The magazine’s College Access Index was compiled by analyzing the number of incoming freshmen receiving Pell Grants at the nation’s 286 most selective institutions, and lists King alongside other nationally recognized institutions such as Loyola University of New Orleans and the University of California at Irvine.

King was one of only seven Tennessee schools to be listed, ranking ahead of the University of Tennessee (No. 91), Sewanee: University of the South (No. 149), Vanderbilt (No. 166), Belmont and Rhodes (tied at No. 207). Across the state line in Virginia, the nearest institutions included were Virginia Tech (No. 207) and the University of Virginia (No. 248).

“This is yet another recognition of King’s commitment to making high-quality degree programs accessible to students and families of all economic backgrounds,” said President Alexander Whitaker. “As a non-profit institution, we rely on a network of donors to help us in our goals of reducing student debt and empowering graduates to achieve higher-paying jobs. Not only does our approach offer graduates the opportunity to advance, it also makes Bristol and the Tri-Cities a more competitive marketplace for employers, elevating our region as a whole.”

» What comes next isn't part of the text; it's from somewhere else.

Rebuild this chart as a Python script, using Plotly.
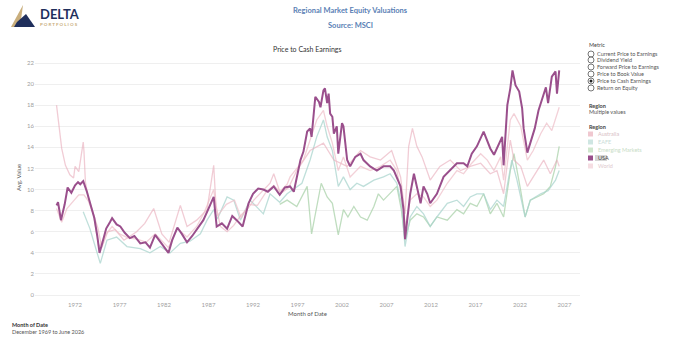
import plotly.graph_objects as go
import pandas as pd

# ---------------- data (decimal years, values) ----------------
usa_t = [1969.92, 1970.1, 1970.4, 1970.8, 1971.2, 1971.6, 1972.0, 1972.3, 1972.6, 1972.9, 1973.3, 1973.7,
         1974.2, 1974.5, 1974.75, 1975.1, 1975.5, 1975.9, 1976.2, 1976.7, 1977.1, 1977.6, 1978.2, 1978.7,
         1979.3, 1979.9, 1980.4, 1981.0, 1981.4, 1981.8, 1982.5, 1982.9, 1983.5, 1984.0, 1984.6, 1985.2,
         1985.7, 1986.4, 1987.0, 1987.6, 1987.9, 1988.5, 1989.1, 1989.7, 1990.2, 1990.8, 1991.5, 1992.0,
         1992.6, 1993.2, 1993.7, 1994.3, 1995.0, 1995.6, 1996.2, 1996.55, 1997.3, 1997.7, 1998.05, 1998.4,
         1998.6, 1999.0, 1999.4, 1999.55, 1999.9, 2000.1, 2000.3, 2000.5, 2000.7, 2000.9, 2001.05, 2001.4,
         2001.6, 2002.0, 2002.2, 2002.55, 2002.9, 2003.5, 2004.05, 2004.4, 2005.2, 2005.9, 2006.7, 2007.4,
         2007.8, 2008.2, 2008.55, 2008.9, 2009.1, 2009.3, 2009.7, 2010.05, 2010.4, 2010.8, 2011.2, 2011.55,
         2011.9, 2012.7, 2013.4, 2014.2, 2014.9, 2015.7, 2016.1, 2016.6, 2017.2, 2017.9, 2018.3, 2018.7,
         2019.06, 2019.4, 2019.8, 2020.0, 2020.2, 2020.6, 2020.9, 2021.2, 2021.5, 2021.9, 2022.25, 2022.4,
         2022.8, 2023.2, 2023.7, 2024.1, 2024.5, 2024.9, 2025.2, 2025.6, 2026.0, 2026.2, 2026.45]
usa_v = [8.5, 8.8, 7.1, 8.6, 10.2, 9.7, 10.4, 10.7, 10.5, 10.8, 9.8, 8.7,
         7.3, 5.6, 4.0, 5.0, 6.3, 6.9, 7.3, 6.7, 6.5, 5.9, 5.4, 5.6,
         4.9, 5.0, 4.5, 5.7, 5.2, 4.7, 4.0, 5.2, 6.4, 5.8, 5.0, 5.6,
         6.2, 7.1, 8.2, 9.3, 6.5, 6.8, 6.3, 7.5, 7.1, 6.5, 8.7, 9.6,
         10.1, 10.0, 9.8, 10.3, 9.5, 10.2, 10.3, 9.8, 12.8, 13.6, 15.5, 15.8,
         15.0, 18.8, 18.3, 17.8, 19.4, 19.6, 18.2, 19.1, 17.2, 16.9, 15.3, 16.0,
         13.4, 16.3, 16.0, 12.8, 12.2, 13.1, 13.4, 12.8, 12.2, 11.8, 12.2, 12.2,
         11.8, 11.2, 10.3, 8.1, 5.3, 7.1, 9.6, 11.5, 10.3, 8.7, 10.3, 9.6,
         8.7, 9.6, 11.2, 11.8, 12.5, 12.5, 12.2, 13.4, 14.1, 15.5, 14.5, 13.9,
         13.3, 13.9, 14.6, 15.0, 12.3, 18.0, 19.6, 21.3, 19.9, 19.3, 17.7, 15.8,
         13.5, 14.4, 15.8, 17.5, 18.5, 19.7, 18.2, 20.7, 21.2, 19.1, 21.3]

aus_t = [1969.92, 1970.3, 1970.5, 1970.9, 1971.4, 1971.8, 1972.0, 1972.4, 1972.6, 1972.9, 1973.0, 1973.2,
         1973.5, 1974.1, 1974.6, 1975.0, 1975.7, 1976.5, 1977.5, 1978.9, 1979.8, 1980.8, 1981.75, 1982.6,
         1983.8, 1984.6, 1985.7, 1986.8, 1987.6, 1987.8, 1988.3, 1989.1, 1989.8, 1990.6, 1991.5, 1992.1,
         1993.0, 1993.9, 1994.3, 1995.1, 1996.0, 1996.9, 1998.4, 1999.9, 2001.05, 2002.55, 2004.05, 2005.2,
         2006.3, 2007.6, 2008.55, 2009.1, 2009.5, 2009.9, 2010.4, 2011.0, 2011.9, 2013.0, 2014.2, 2015.3,
         2016.4, 2017.55, 2018.7, 2019.4, 2020.2, 2020.9, 2021.3, 2022.05, 2022.8, 2023.9, 2024.7, 2025.4,
         2026.2, 2026.45]
aus_v = [18.0, 14.9, 13.9, 12.3, 11.4, 11.1, 12.2, 11.7, 12.6, 14.5, 13.6, 10.7,
         9.2, 7.6, 6.3, 4.5, 6.0, 6.2, 5.2, 6.0, 6.8, 8.2, 5.8, 5.0,
         8.5, 6.5, 7.1, 8.1, 12.3, 8.5, 6.5, 6.0, 6.6, 7.5, 8.3, 9.0,
         9.8, 10.6, 11.5, 9.6, 10.2, 11.8, 13.7, 14.4, 12.8, 12.2, 13.7, 13.1,
         12.8, 13.7, 11.2, 7.7, 14.1, 15.8, 14.1, 13.1, 10.9, 12.2, 12.8, 11.8,
         12.2, 12.5, 11.5, 11.8, 9.6, 14.7, 12.8, 12.2, 10.3, 11.8, 12.8, 11.5,
         12.8, 12.2]

eafe_t = [1972.9, 1973.7, 1974.1, 1974.8, 1975.6, 1976.7, 1977.8, 1979.3, 1980.4, 1981.6, 1982.7, 1983.8,
          1984.9, 1986.1, 1986.8, 1987.6, 1988.0, 1989.06, 1989.8, 1990.6, 1991.7, 1993.2, 1993.9, 1995.0,
          1995.8, 1996.9, 1997.5, 1998.4, 1999.2, 1999.9, 2000.3, 2000.9, 2001.6, 2002.2, 2002.9, 2003.7,
          2004.4, 2005.6, 2006.7, 2007.4, 2008.2, 2008.7, 2009.1, 2009.7, 2010.4, 2011.2, 2011.9, 2012.7,
          2013.8, 2014.9, 2015.7, 2016.4, 2017.2, 2017.9, 2018.7, 2019.4, 2020.2, 2021.1, 2021.7, 2022.6,
          2023.2, 2024.3, 2025.2, 2026.0, 2026.45]
eafe_v = [7.9, 6.3, 5.1, 3.0, 5.2, 5.5, 4.6, 4.4, 4.0, 4.6, 4.0, 4.9,
          5.1, 5.8, 7.1, 8.1, 7.2, 9.3, 9.0, 7.1, 9.0, 7.7, 9.6, 8.8,
          9.6, 10.3, 10.6, 12.8, 15.0, 16.6, 15.0, 13.7, 10.3, 11.2, 10.0, 10.6,
          10.3, 10.9, 11.2, 11.5, 10.6, 8.7, 4.6, 7.4, 8.4, 7.7, 6.5, 7.4,
          8.7, 9.0, 8.4, 9.3, 9.6, 9.6, 8.1, 9.0, 8.4, 12.8, 10.9, 7.4,
          9.0, 9.6, 9.9, 10.9, 11.8]

em_t = [1995.0, 1995.8, 1996.9, 1997.7, 1998.05, 1998.6, 1999.2, 1999.7, 2000.3, 2000.9, 2001.6, 2002.2,
        2002.7, 2003.3, 2004.05, 2004.8, 2005.6, 2006.1, 2006.7, 2007.4, 2008.2, 2008.7, 2009.1, 2009.7,
        2010.4, 2011.2, 2011.9, 2012.7, 2013.8, 2014.9, 2015.7, 2016.4, 2017.2, 2017.9, 2018.7, 2019.4,
        2020.2, 2020.9, 2021.3, 2022.05, 2022.6, 2023.2, 2023.9, 2024.7, 2025.4, 2026.0, 2026.45]
em_v = [8.6, 9.0, 8.4, 9.6, 10.3, 5.8, 8.4, 10.6, 9.3, 8.7, 5.7, 8.1,
        7.4, 8.4, 7.4, 7.1, 8.4, 9.6, 9.0, 9.6, 10.3, 8.1, 5.2, 7.1,
        7.7, 7.4, 6.5, 7.4, 7.1, 8.1, 7.7, 8.7, 8.4, 9.6, 7.7, 8.7,
        7.4, 11.8, 13.4, 9.9, 7.4, 9.0, 9.3, 9.6, 10.3, 12.2, 14.1]

world_t = [1969.92, 1970.5, 1971.1, 1971.8, 1972.4, 1973.0, 1973.5, 1974.1, 1974.7, 1975.5, 1976.2, 1977.0,
           1978.0, 1979.0, 1980.0, 1981.0, 1982.5, 1983.5, 1984.6, 1985.7, 1986.5, 1987.6, 1988.0, 1989.0,
           1989.9, 1990.7, 1991.5, 1992.5, 1993.5, 1994.3, 1995.0, 1995.8, 1996.2, 1997.7, 1998.4, 1999.2,
           1999.9, 2000.3, 2000.9, 2001.6, 2002.2, 2002.9, 2004.05, 2005.2, 2006.3, 2007.4, 2008.2, 2008.7,
           2009.1, 2009.7, 2010.4, 2011.2, 2011.9, 2012.7, 2013.8, 2014.9, 2015.7, 2016.6, 2017.55, 2018.3,
           2019.05, 2019.8, 2020.2, 2020.9, 2021.3, 2022.05, 2022.8, 2023.5, 2024.3, 2025.0, 2025.6, 2026.2,
           2026.45]
world_v = [8.2, 6.9, 8.2, 8.9, 9.5, 9.5, 8.9, 7.6, 4.5, 5.8, 6.5, 5.8,
           5.4, 5.3, 5.0, 5.8, 4.5, 6.3, 5.5, 6.5, 7.8, 10.0, 7.5, 8.6,
           9.0, 7.3, 8.6, 8.5, 9.8, 10.4, 9.8, 10.5, 11.2, 12.8, 14.7, 16.6,
           17.5, 16.0, 14.4, 11.8, 13.1, 11.2, 12.2, 11.8, 12.2, 12.8, 11.8, 9.6,
           6.5, 9.0, 9.6, 9.3, 8.4, 9.0, 10.6, 11.8, 11.5, 12.5, 13.4, 12.8,
           11.8, 13.1, 10.9, 16.6, 17.2, 16.0, 12.8, 13.7, 15.3, 16.3, 15.6, 17.2,
           17.8]

metrics = ["Current Price to Earnings", "Dividend Yield", "Forward Price to Earnings",
           "Price to Book Value", "Price to Cash Earnings", "Return on Equity"]
selected_metric = "Price to Cash Earnings"
regions = ["Australia", "EAFE", "Emerging Markets", "USA", "World"]
year_ticks = [1972, 1977, 1982, 1987, 1992, 1997, 2002, 2007, 2012, 2017, 2022, 2027]


def to_dates(ts):
    out = []
    for t in ts:
        y = int(t)
        m = int(round((t - y) * 12)) + 1
        if m > 12:
            y += 1
            m -= 12
        out.append(pd.Timestamp(y, m, 1))
    return out


# --------------- layout geometry (pixels) ---------------
W, H = 673, 354
L, R, T, B = 35, 93, 55, 54
PW, PH = W - L - R, H - T - B


def px(x):
    return (x - L) / PW


def py(y):
    return (H - B - y) / PH


fig = go.Figure()

series = [
    ("Emerging Markets", em_t, em_v, "rgba(170,210,170,0.75)", 1.3),
    ("EAFE", eafe_t, eafe_v, "rgba(170,212,205,0.75)", 1.3),
    ("Australia", aus_t, aus_v, "rgba(232,170,185,0.6)", 1.3),
    ("World", world_t, world_v, "rgba(238,190,200,0.7)", 1.3),
    ("USA", usa_t, usa_v, "#9a4f8c", 2.0),
]
for name, t, v, col, w in series:
    fig.add_trace(go.Scatter(x=to_dates(t), y=v, mode="lines", name=name,
                             line=dict(color=col, width=w), showlegend=False))

grid = "#efefef"
fig.update_xaxes(type="date", range=["1967-07-01", "2028-10-01"],
                 tickvals=[pd.Timestamp(y, 1, 1) for y in year_ticks],
                 ticktext=[str(y) for y in year_ticks],
                 showgrid=False, zeroline=False, showline=False,
                 tickfont=dict(size=6, color="#a0a0a0", family="Lato"),
                 title=dict(text="Month of Date", font=dict(size=6, color="#555", family="Lato"), standoff=4))
fig.update_yaxes(range=[-0.47, 22.76], tickvals=list(range(0, 23, 2)),
                 showgrid=True, gridcolor=grid, gridwidth=1, zeroline=False, showline=False,
                 tickfont=dict(size=6, color="#a0a0a0", family="Lato"),
                 title=dict(text="Avg. Value", font=dict(size=6, color="#555", family="Lato"), standoff=4))

ann = []
shapes = []


def text(x, y, s, size, color, bold=False, anchor="left", family="Lato"):
    ann.append(dict(x=px(x), y=py(y), xref="paper", yref="paper", text=("<b>%s</b>" % s) if bold else s,
                    showarrow=False, xanchor=anchor, yanchor="middle",
                    font=dict(size=size, color=color, family=family)))


# titles
text(350, 10, "Regional Market Equity Valuations", 7.5, "#5a7fb5", bold=True, anchor="center")
text(350, 26, "Source: MSCI", 7.5, "#5a7fb5", bold=True, anchor="center")
text(307, 49, "Price to Cash Earnings", 7, "#333", anchor="center")

# logo
shapes.append(dict(type="path", xref="paper", yref="paper",
                   path="M %f %f L %f %f L %f %f Z" % (px(23), py(5), px(11), py(27), px(20), py(27)),
                   fillcolor="#c9ae7c", line=dict(width=0)))
shapes.append(dict(type="path", xref="paper", yref="paper",
                   path="M %f %f L %f %f L %f %f L %f %f Z" % (px(17), py(22), px(26), py(14), px(35), py(27), px(14), py(27)),
                   fillcolor="#1f2f5c", line=dict(width=0)))
text(38, 14, "DELTA", 13, "#1f2f5c", bold=True)
text(38, 24, "P O R T F O L I O S", 4.5, "#c9ae7c", bold=True)

# metric selector
text(587, 45, "Metric", 5.5, "#444")
ys = [54, 60, 67, 74, 81, 88]
for m, y in zip(metrics, ys):
    shapes.append(dict(type="circle", xref="paper", yref="paper",
                       x0=px(588), x1=px(594), y0=py(y + 3), y1=py(y - 3),
                       line=dict(color="#555", width=0.8), fillcolor="white"))
    if m == selected_metric:
        shapes.append(dict(type="circle", xref="paper", yref="paper",
                           x0=px(589.5), x1=px(592.5), y0=py(y + 1.5), y1=py(y - 1.5),
                           line=dict(width=0), fillcolor="#222"))
    text(595, y, m, 5.5, "#555")

text(587, 106, "Region", 5.5, "#444", bold=True)
text(587, 112, "Multiple values", 5.5, "#555")
text(587, 127, "Region", 5.5, "#444", bold=True)
reg_cols = ["#f0c8d0", "#cfe6e2", "#cfe6cd", "#9a4f8c", "#f5dde2"]
reg_txt = ["#d8c0c5", "#c8dcd8", "#c8dcc6", "#444", "#e0c8cd"]
ry = [134, 142, 150, 158, 166]
for r, c, tc, y in zip(regions, reg_cols, reg_txt, ry):
    shapes.append(dict(type="rect", xref="paper", yref="paper",
                       x0=px(588), x1=px(593), y0=py(y + 2.5), y1=py(y - 2.5),
                       line=dict(width=0), fillcolor=c))
    if r == "USA":
        shapes.append(dict(type="rect", xref="paper", yref="paper",
                           x0=px(595), x1=px(607), y0=py(y + 3), y1=py(y - 3),
                           line=dict(width=0), fillcolor="#d6d6d6", layer="below"))
    text(596, y, r, 5.5, tc)

# bottom-left caption
text(10, 325, "Month of Date", 5.5, "#333", bold=True)
text(10, 332, "December 1969 to June 2026", 5.5, "#555")

fig.update_layout(width=W, height=H, margin=dict(l=L, r=R, t=T, b=B),
                  paper_bgcolor="white", plot_bgcolor="white",
                  annotations=ann, shapes=shapes, showlegend=False,
                  font=dict(family="Lato"))
fig.write_html("out.html")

After application of financial aid, the index found that King’s annual net price for mid-income students was $20,100, putting the University’s private, Christian degree programs on par with many public institutions. The list can be viewed here.

The accolade follows a recent recognition by Money Magazine that named King one of the Best Colleges in America, based on multiple data points including amount of financial aid awarded, access to faculty, financial soundness, student debt, and graduate success.